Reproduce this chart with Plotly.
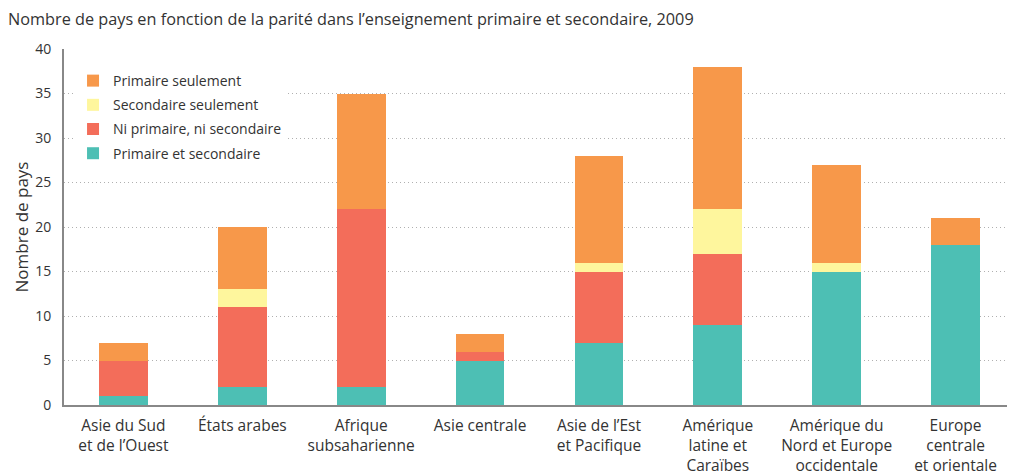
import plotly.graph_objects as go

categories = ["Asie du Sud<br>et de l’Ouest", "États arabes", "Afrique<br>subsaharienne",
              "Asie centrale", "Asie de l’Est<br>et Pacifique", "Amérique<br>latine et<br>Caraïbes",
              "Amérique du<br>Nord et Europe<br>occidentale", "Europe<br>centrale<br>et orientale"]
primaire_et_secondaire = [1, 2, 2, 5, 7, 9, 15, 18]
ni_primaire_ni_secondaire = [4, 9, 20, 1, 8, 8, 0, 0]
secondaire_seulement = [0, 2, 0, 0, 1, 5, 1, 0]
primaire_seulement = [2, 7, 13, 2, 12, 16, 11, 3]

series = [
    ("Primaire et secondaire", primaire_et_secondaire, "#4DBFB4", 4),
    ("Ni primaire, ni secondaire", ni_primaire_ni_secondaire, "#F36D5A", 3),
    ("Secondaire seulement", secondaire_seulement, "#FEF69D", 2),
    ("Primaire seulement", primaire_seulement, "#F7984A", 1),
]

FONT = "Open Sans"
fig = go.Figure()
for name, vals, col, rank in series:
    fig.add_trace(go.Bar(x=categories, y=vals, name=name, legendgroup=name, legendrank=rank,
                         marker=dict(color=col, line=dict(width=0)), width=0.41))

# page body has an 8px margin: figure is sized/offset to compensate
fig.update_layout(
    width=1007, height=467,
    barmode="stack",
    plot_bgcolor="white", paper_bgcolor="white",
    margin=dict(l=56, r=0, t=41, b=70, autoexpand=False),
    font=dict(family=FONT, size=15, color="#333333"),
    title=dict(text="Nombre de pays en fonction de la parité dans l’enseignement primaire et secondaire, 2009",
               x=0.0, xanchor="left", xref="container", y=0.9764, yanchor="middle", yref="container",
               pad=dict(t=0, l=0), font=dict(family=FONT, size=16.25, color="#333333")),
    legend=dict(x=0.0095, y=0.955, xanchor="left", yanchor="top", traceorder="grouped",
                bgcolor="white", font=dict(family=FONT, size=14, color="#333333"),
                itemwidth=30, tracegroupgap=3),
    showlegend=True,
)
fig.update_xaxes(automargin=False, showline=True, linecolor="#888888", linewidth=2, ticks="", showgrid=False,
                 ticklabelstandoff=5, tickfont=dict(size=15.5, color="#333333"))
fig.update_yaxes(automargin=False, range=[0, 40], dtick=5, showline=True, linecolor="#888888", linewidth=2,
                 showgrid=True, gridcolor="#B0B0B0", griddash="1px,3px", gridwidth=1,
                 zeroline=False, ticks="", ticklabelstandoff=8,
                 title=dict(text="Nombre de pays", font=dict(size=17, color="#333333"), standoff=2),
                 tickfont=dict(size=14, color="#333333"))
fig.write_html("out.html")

○ ○ ○ ○

■ Goal of the exercise: Write out again, exactly, the lines from the start of the listing up to the line containing "import plotly.graph_objects as go", with both ends and without pictures.

■ Solution to this problem:
Reproduce this chart with Plotly.
import plotly.graph_objects as go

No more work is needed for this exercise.